In this article we discuss:
- How to report the use of a random forest model
- How to report the results of a random forest model
1. How to report the use of a random forest model
The following information should be mentioned in the METHODS section of your research paper:
- The reason why you chose to use random forest.
- The dependent variable (i.e. the outcome Y that you are trying to predict).
- The independent variables (i.e. the predictors X1, X2, X3, etc.).
- How you set the number of predictors randomly sampled at each split a.k.a. mtry. (the default in R is the square root of the total number of predictors for classification problems, and the number of predictors divided by 3 for regression problems).
- How you set the number of trees built a.k.a. ntrees (the default in R is 500 trees).
- Tree model stopping criteria (the minimum number of observations in each terminal node).
- How the model performance will be evaluated (i.e. using cross-validation, a separate test set, or estimated using the Out-of-Bag error).
- [Optional] A brief description of how the random forest algorithm works (especially useful if you are addressing a non-technical audience, or people not familiar with machine learning).
- Reporting the specific values of mtry and ntree is not as important as describing how you proceeded to get to these values.
- Fine tuning these parameters have little effect on the random forest model accuracy in practice.
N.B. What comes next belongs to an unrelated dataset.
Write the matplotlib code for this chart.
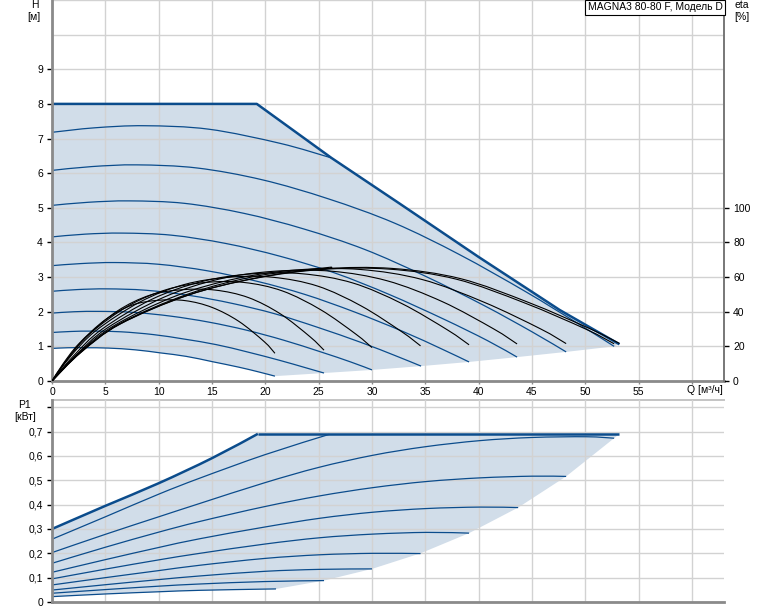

In most cases, the default values will work just fine. [Source: Kuhn and Johnson – Applied Predictive Modeling]
We compared the accuracy of random forest to other non-linear models in predicting Y using X1 to X90 chosen based on previous studies. We tried different models with 500, 1000, 2000, and 3000 trees, the number of variables tried at each split (mtry) was evaluated at 5 evenly-spaced values ranging from 2 to 90 as suggested by Kuhn & Johnson, and the node-size was set to default. The cross-validation performance was used to tune the model, and a separate test set was used to evaluate its accuracy.
A brief description of how the random forest algorithm works:
Random forest is a non-linear model that consists of aggregating the results of an ensemble of decision trees, each created using a subsample of the data. A decision tree works in a 2-step process:
1. It divides the predictor space into separate rectangular regions (these regions are split in a way so that they minimize the RSS for regression trees, and the GINI index or entropy for classification trees).
2. It calculates the mean (or mode) of the outcome values for the portion of the sample in each region which is then used to predict new data.
2. How to report the results of a random forest model
The following information should be mentioned in the RESULTS section of your research paper:
- Report performance metrics (accuracy, area under the curve, sensitivity/specificity, or precision/recall) and compare them to a base/null model to provide readers with a reference point against which they can judge your results.
- Report variable importance (i.e. a comparison between predictors in how much each of them contributed to a reduction in the Residual Sum of Squares or the GINI index), and try to provide an explanation for the most important ones.
The test classification accuracy of the random forest model was 62.5%, an improvement over the 45% which was the test accuracy of the null model (a simple model that predicts the most frequent class for all observations). The model’s sensitivity was estimated to be 77.8% and the specificity to be 50%. The 3 most important predictors of Y were X23, x55, and X60.